Transitioning to a canard pusher

by Graham Email

When I bought the Long-EZ in 2000, I was already reasonably well-prepared, having already accumulated backseat passenger time in a Vari-EZE and Long-EZ, and front right seat time in a Cozy III.
However, I still had to negotiate the initial transition to My New Plane. Here is the Shevlin-Huerta Long-EZ Transition Program (patent not applied for):

Ground School 1.5 hours
POH familiarization
weight and balance calculation
plane checklists/walkaround, preparation
Initial Familiarization 1.0 hours (back seat)
commentated takeoffs + landings
backseat flight (fast, slow, maneouvering, canard stall)
Ground handling 2.0 hours
entry/exit
taxiing/ground maneouvering
moving plane on ground, fuelling
Taxi testing 1.0 hours

slow taxi
high-speed taxi (lifting nose after cutting power)
Pattern work 1.5 hours
takeoff (yes!!!)
pattern circulation
landings/touch and goes
pattern entry/exit
local maneouvering (as for
Initial Familiarization from front)
Stretching Out 2.5 hours
takeoff
fly to other airports (2 or 3)
pattern entry/touch and goes
return to home field
The naked EZ 1.5 hours
removal of cowlings, panels
wheel pants removal
preventitive maintenance items

This all worked rather well...I think that I only gave Jesse a couple of moments. The first was during high-speed taxi testing when I lifted the nose way too high (this is the Spam Can Overcontrol Tendency).

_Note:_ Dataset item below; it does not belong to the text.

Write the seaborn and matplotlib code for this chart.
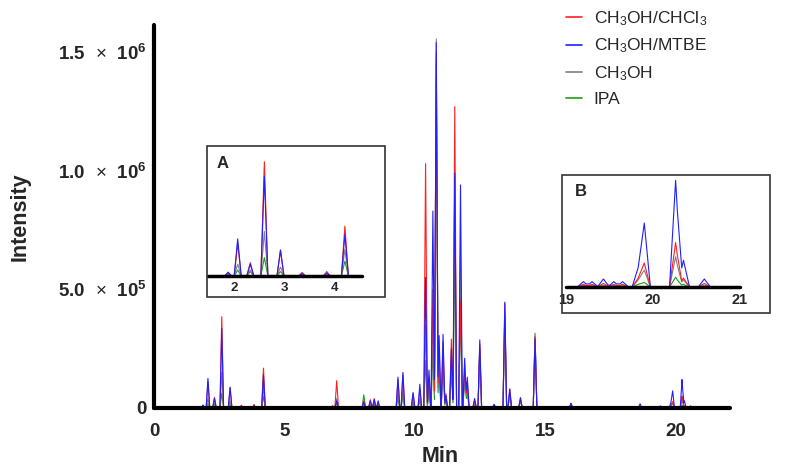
import numpy as np
import pandas as pd
import matplotlib
matplotlib.use("Agg")
import matplotlib.pyplot as plt
import seaborn as sns
from matplotlib.patches import Rectangle
from matplotlib.lines import Line2D

# ---------------- data ----------------
# retention times of the peaks (min)
rt = [1.88, 2.07, 2.32, 2.60, 2.92, 3.35, 3.84, 4.20,
      6.85, 7.01, 8.05, 8.30, 8.45, 8.60,
      9.36, 9.55, 9.94, 10.20,
      10.42, 10.55, 10.70, 10.83, 10.94, 11.09, 11.20, 11.41, 11.54, 11.76, 11.92, 12.02,
      12.30, 12.50, 13.05, 13.46, 13.65, 14.06, 14.62, 16.00, 18.65,
      19.20, 19.30, 19.43, 19.55, 19.65,
      19.83, 19.90, 20.26, 20.35, 20.59]

# peak heights (x 1000 counts) for each extraction solvent
h_chcl3 = [10, 110, 45, 385, 85, 12, 15, 168,
           10, 115, 30, 35, 40, 20,
           120, 140, 60, 80,
           1030, 120, 500, 1500, 250, 280, 60, 290, 1270, 450, 180, 110,
           30, 270, 15, 440, 80, 40, 300, 20, 8,
           3, 3, 4, 3, 3,
           10, 27, 50, 10, 4]
h_mtbe = [13, 125, 40, 335, 88, 8, 10, 140,
          8, 30, 25, 30, 35, 30,
          130, 150, 65, 100,
          550, 160, 830, 1540, 305, 310, 50, 250, 990, 940, 210, 130,
          40, 287, 15, 446, 80, 44, 290, 20, 18,
          6, 6, 9, 6, 6,
          22, 72, 120, 30, 9]
h_meoh = [6, 40, 20, 150, 30, 6, 5, 90,
          5, 40, 20, 15, 20, 10,
          60, 70, 30, 40,
          350, 80, 400, 1555, 200, 220, 40, 200, 980, 650, 150, 90,
          20, 250, 8, 400, 60, 30, 300, 10, 5,
          2, 2, 2, 2, 2,
          8, 19, 34, 8, 2]
h_ipa = [4, 20, 15, 62, 15, 4, 4, 50,
         3, 20, 55, 15, 15, 10,
         40, 50, 20, 30,
         200, 60, 250, 1450, 150, 180, 30, 150, 700, 420, 120, 70,
         15, 240, 6, 380, 60, 30, 315, 10, 4,
         1, 1, 1, 1, 1,
         3, 5, 11, 3, 1]

series_names = ["CH$_3$OH/CHCl$_3$", "CH$_3$OH/MTBE", "CH$_3$OH", "IPA"]
series_heights = [h_chcl3, h_mtbe, h_meoh, h_ipa]
series_colors = ["#ff1f1f", "#2020ff", "#808080", "#1a9e1a"]
run_start, run_end = 1.45, 21.2

x_ticks = [0, 5, 10, 15, 20]
y_ticks = [0, 5e5, 1e6, 1.5e6]
y_ticklabels = ["0",
                r"5.0 $\,\times\,$ 10$^{\mathbf{5}}$",
                r"1.0 $\,\times\,$ 10$^{\mathbf{6}}$",
                r"1.5 $\,\times\,$ 10$^{\mathbf{6}}$"]

# ---------------- style ----------------
sns.set_style("white")
plt.rcParams["font.family"] = ["Liberation Sans", "DejaVu Sans"]
plt.rcParams["mathtext.fontset"] = "custom"
plt.rcParams["mathtext.rm"] = "Liberation Sans"
plt.rcParams["mathtext.it"] = "Liberation Sans:italic"
plt.rcParams["mathtext.bf"] = "Liberation Sans:bold"

HALF_W = 0.07  # half base-width of a peak (min)


def trace(heights):
    r = np.asarray(rt, float)
    h = np.asarray(heights, float) * 1e3
    x = np.unique(np.concatenate([r - HALF_W, r, r + HALF_W, [run_start, run_end]]))
    y = np.zeros_like(x)
    for ri, hi in zip(r, h):
        y += hi * np.clip(1 - np.abs(x - ri) / HALF_W, 0, None)
    return pd.DataFrame({"t": x, "I": y})


traces = [trace(h) for h in series_heights]
draw_order = [3, 2, 0, 1]  # IPA, CH3OH, CHCl3, MTBE (blue on top)

fig = plt.figure(figsize=(7.9, 4.75), dpi=100)
W, H = 790, 475


def px_axes(left, right, bottom, top):
    return [left / W, (H - bottom) / H, (right - left) / W, (bottom - top) / H]


def draw_traces(ax, lw):
    for i in draw_order:
        sns.lineplot(data=traces[i], x="t", y="I", color=series_colors[i], lw=lw,
                     ax=ax, sort=False, estimator=None, legend=False)
    ax.set_xlabel("")
    ax.set_ylabel("")


# ---------------- main axes ----------------
ax = fig.add_axes(px_axes(154, 730, 408, 25))
draw_traces(ax, 0.8)
ax.set_xlim(0, 22.1)
ax.set_ylim(0, 1.614e6)
for s in ["top", "right"]:
    ax.spines[s].set_visible(False)
for s in ["left", "bottom"]:
    ax.spines[s].set_linewidth(3)
    ax.spines[s].set_color("black")
    ax.spines[s].set_capstyle("round")
    ax.spines[s].set_zorder(5)
ax.set_xticks(x_ticks)
ax.set_xticklabels([str(v) for v in x_ticks])
ax.set_yticks(y_ticks)
ax.set_yticklabels(y_ticklabels)
ax.tick_params(axis="both", direction="out", width=3, length=3, labelsize=13.5, color="black")
ax.tick_params(axis="x", pad=8)
ax.tick_params(axis="y", pad=2)
for lab in ax.get_xticklabels() + ax.get_yticklabels():
    lab.set_fontweight("bold")
ax.set_ylabel("Intensity", fontsize=15.5, fontweight="bold")
ax.set_xlabel("Min", fontsize=15.5, fontweight="bold")
ax.yaxis.set_label_coords((31 - 154) / 576, 0.5)
ax.xaxis.set_label_coords((440 - 154) / 576, (408 - 446) / 383)

# legend
handles = [Line2D([0], [0], color=c, lw=1.2) for c in series_colors]
fig.legend(handles, series_names, loc="upper left", bbox_to_anchor=(566 / W, 1 - 9 / H),
           frameon=False, borderpad=0, borderaxespad=0, handlelength=0.95,
           handletextpad=0.65, labelspacing=0.52, fontsize=12.5)


# ---------------- insets ----------------
def inset(pos, xlim, ylim, ticks, box, letter, letter_xy, fs):
    a = fig.add_axes(pos)
    draw_traces(a, 0.8)
    a.set_xlim(*xlim)
    a.set_ylim(*ylim)
    a.patch.set_alpha(0)
    for s in ["top", "right", "left"]:
        a.spines[s].set_visible(False)
    a.spines["bottom"].set_linewidth(2.5)
    a.spines["bottom"].set_color("black")
    a.spines["bottom"].set_capstyle("round")
    a.spines["bottom"].set_zorder(5)
    a.set_yticks([])
    a.set_xticks(ticks)
    a.set_xticklabels([str(t) for t in ticks])
    a.tick_params(axis="x", direction="out", width=2.5, length=2.5, labelsize=fs, pad=2)
    for lab in a.get_xticklabels():
        lab.set_fontweight("bold")
    bl, br, bb, bt = box
    fig.add_artist(Rectangle((bl / W, (H - bb) / H), (br - bl) / W, (bb - bt) / H,
                             transform=fig.transFigure, fill=False, lw=1.2, ec="#333333"))
    fig.text(letter_xy[0] / W, 1 - letter_xy[1] / H, letter, ha="center", va="center",
             fontsize=12, fontweight="bold")
    return a


inset(px_axes(208, 362, 276, 146), (1.48, 4.54), (0, 4.38e5), [2, 3, 4],
      (207, 385, 297, 146), "A", (223, 164), 9.5)
inset(px_axes(566, 740, 287, 175), (19, 21), (0, 1.26e5), [19, 20, 21],
      (562, 770, 313, 175), "B", (581, 191), 10.5)

fig.savefig("out.png", dpi=100)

The second one was when we were on final during initial pattern work and Jesse asked "what's your speed". I thought he said "watch your speed" so I responded "OK" twice before Jesse raised his voice to the point where I finally realized what he was really asking...
The main difference that takes the most getting used to is landing. You cannot make full-stall landings in a Long-EZ, so landing is the application of a modified night landing; you set up an appropriate sink rate, bleed off speed down final and aim to touch down about 5-10 knots above canard stall speed. Oh, one thing you will learn...flaring like you're flying a Cessna usually results in an amusing nose-up drift down the runway, with no sign of an imminent touch-down, until the back seat commander suggests that a go-around might be good unless you want to land in the field next door...
I also obtained some excellent off-field maintenance training when the left
side brake failed while on a cross country flight leaving Marco Island. When I started up and went to taxi off, there was no left brake whatsoever, and I ended up performing a right 360 on the ramp back to exactly the spot the aircraft had been parked. The O-ring had failed on the brake caliper - no big deal in terms of repair effort. However, Murphy's Law was operative - this happened on a holiday weekend when the airport FBO had no crew to speak of. We ended up renting a car, driving back to Tampa and driving back to Marco Island the following day to fix the problem after retreiving the appropriate tools and supplies. The local NAPA happened to have the correct O-ring for the brake caliper and after only a few hours, we were winging our way back to Tampa, only a little the worse for the wear.
If you don't have much experience with the maintainance side of aviation, I
highly recommend you get some experience with the aircraft early on in the
process. Experimentals will malfunction and occasionally break, and certified mechanics will sometimes not be helpful due to liability and other concerns.